On a recent, gorgeous spring day, I was eating a sandwich for lunch on a park bench when a well-dressed businesswoman sat down next to me. She smiled, acknowledged the great weather and asked what I did. I introduced myself and explained that we are strategic leadership advisers. “Funny,” she then said, “that is exactly what we can use. I’m our Chief Marketing Officer,” giving me the recognizable name of her company. I smiled and asked her to tell me more. She began to explain that her company is severely lacking in leadership and teamwork: “It just feels like our leaders don’t have a passion for the business. Is this something you can help us with?”
I gave her an honest answer: “It will depend on the will of your leadership to change.” She asked: “How could we tell?” I responded: “let us talk to a handful of people at different levels of the organization.” She said she thought she could arrange that. As CMO, she had no budget for these interviews but assured me that we had no competition for the work if they moved ahead.. She agreed to secure this commitment for us from the CHRO and did. As we parted ways, my gut told me that this would go nowhere, but I was excited about the opportunity to look at her company’s culture with the possibility of being helpful.
It did not take me long to get to the root-cause of the problem. Everybody I spoke to either had the same observation or brought me to a single conclusion: The entire workforce focused on doing work within defined boundaries, usually written in a job description. Poignantly, it began with the CEO. He was interested in a few things to which he dedicated most of his time, turning down requests for assistance or permission from other executives. This negative behavior had cascaded down through the entire organization over a seven-year period.
The CMO and CHRO anxiously asked me the best way to fix their problem. I responded that I would answer the question substantively and also wanted them to consider a brief risk analysis. The substantive answer was simple. I would meet with the CEO, explain the opportunity for change and explain that he would need to be the first one to take on new behaviors, leading the change effort for his leadership team. They stopped me and asked about working with the broader team — in effect, working around the CEO. I explained, why such an approach would almost certainly not work, especially in a place where there is such an established history of the organization modeling the top guy’s behaviors.
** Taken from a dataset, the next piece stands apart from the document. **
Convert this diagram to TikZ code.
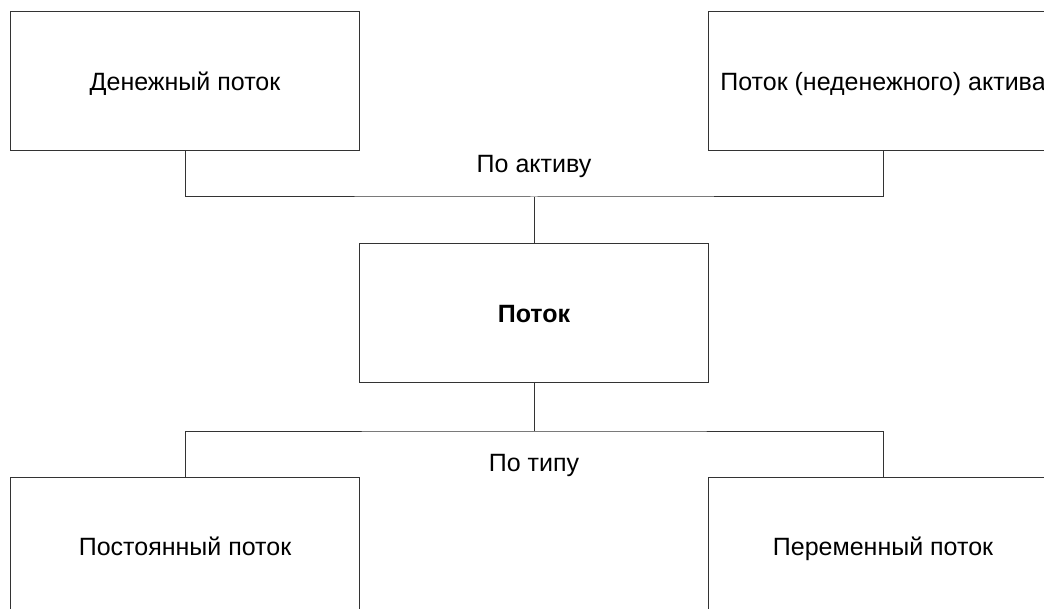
\documentclass[tikz,border=0pt]{standalone}
\usepackage{fontspec}
\setmainfont{Liberation Sans}
\begin{document}
\begin{tikzpicture}[x=1pt,y=-1pt,
  txt/.style={font=\fontsize{25}{29}\selectfont, text height=18pt, text depth=0pt},
  box/.style={txt, draw=black!80, line width=1pt, minimum width=349pt, minimum height=139pt,
    inner sep=0pt},
  link/.style={draw=black!80, line width=1pt},
  lbl/.style={txt, inner sep=0pt}]
  \useasboundingbox (0,0) rectangle (1044,609);
  \clip (0,0) rectangle (1044,609);
  % boxes
  \node[box] (cash)  at (185,81.5)    {Денежный поток};
  \node[box] (asset) at (883,81.5)    {Поток (неденежного) актива};
  \node[box] (flow)  at (534,313.5)   {\bfseries Поток};
  \node[box] (const) at (185,546.5)   {Постоянный поток};
  \node[box] (var)   at (883,546.5)   {Переменный поток};
  % junctions
  \coordinate (jtop) at (534,197);
  \coordinate (jbot) at (534,431);
  % connectors
  \draw[link] (cash.south) |- (jtop) -| (asset.south);
  \draw[link] (jtop) -- (flow.north);
  \draw[link] (flow.south) -- (jbot);
  \draw[link] (const.north) |- (jbot) -| (var.north);
  % labels
  \node[lbl] (byasset) at (534,164) {По активу};
  \node[lbl] (bytype)  at (534,462) {По типу};
\end{tikzpicture}
\end{document}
That brought me to the risk analysis. I explained that the CEO might well refuse to cooperate and shoot the messenger as well as the people who sent him. “It takes courage to fight this battle,” I said. So, they asked, “what can we do,” acknowledging implicitly that they would not take this risk. I explained to them that in this type of situation it usually takes the Board to push for successful change that the CEO will embrace. They agreed with my advice but, given their roles, they were not prepared to consult with Board members on this issue. Understandable to be sure.
And so you see the truth of what Pete Drucker observed decades ago: “Culture eats strategy for breakfast.” When the CEO sets culture, it is especially hard to change.